The response was a rush of small feet. As if his appearance had proved too much for her, a little girl in a white dress and wearing a solitary sandal bolted out of the kitchen. He held up his hands to show they were harmless and dodged aside, and she shoved past Leslie onto the path. When her unsandalled foot caught on an edge of the jagged paving she fled one-legged, each hop jarring a whimper out of her. "Come here, Crys," Mrs. Nolan said in a voice too loud to be addressed solely to her, and flung Leslie's gate open so hard it rebounded from the wall. "Come here, love. What have they been doing to you? What's he been doing?"
It was clear from the look she aimed at Leslie that she wasn't referring to her own son. The mute accusation only aggravated the rage Leslie turned on Ian. "Just what have you been up to?"
He hadn't quite managed to produce the expression of bored innocence his friends had achieved. "Showing her where it happened. She wanted to come."
"Sweetbreads to that, Ian, gonads. I can see how much she wanted to be here, so you explain—"
Mrs. Nolan was louder. "What did he do to you, Crys?"
"Excuse me, Mrs. Nolan, but I see four boys in there. I don't think there's any reason to assume it was all Ian's doing. If you'd like to come inside we can sort this out, I hope."
Crystal flinched against her mother and clung to her. "Not in there," she pleaded.
Leslie saw Jack not knowing what to do except stay in the hall and look neutral. The prospect of his tenancy was receding fast, and she felt angrier than ever, not least with herself for regretting that so much in the midst of everything else. "We'll go in the front room," she made herself suggest.
"We'll be going nowhere in there, Crys. One little girl may have come to harm, but you won't be another. Get out of it, Shaun, and bring the other two while you're at it. I don't want you near this house again."
Ian's friends obeyed readily enough by their standards, Shaun carrying a sandal like a trophy. They were passing the stairs when Jack stretched out a hand. "Listen, maybe you should stick around till this is sorted out."
"It's all right, Mr. Lamb, let them go. I'll get the truth out of my son."
"I wouldn't like to think what you'd get out of him or anybody who wants to live in that place."
Though Mrs. Nolan meant that for Ian and his mother, it was Jack who responded, levelling his fingers at himself. "Could be I'm one."
"Might do some good to have a man about the house," Mrs. Nolan said to nobody in particular, and to Jack "Have you got any idea what kind of place this is?"

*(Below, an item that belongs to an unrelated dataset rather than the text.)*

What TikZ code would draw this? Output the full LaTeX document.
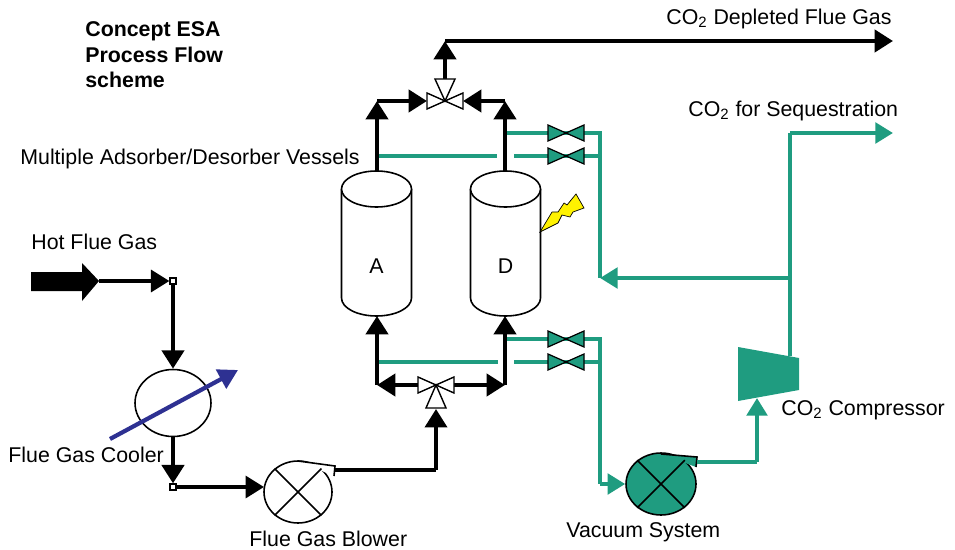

"I believe I've figured that out, yes."
"God forgive you, then, if you have. You're as bad as her, and look how it's affecting her boy. Come away, Crys, and you, Shaun, and the two of you as well. You can be a bit less friendly with him in the future, Shaun. We don't want you ending up like him."
Leslie's anger nearly forced her mouth open, but a row in the street would only leave her feeling worse. She watched Mrs. Nolan herd her children along Jericho Close, the other boys trailing behind. When she saw Mrs. Lancing hurry down her garden to accost Shaun's mother, Leslie closed the front door with a gentleness that felt like a slow-motion slam.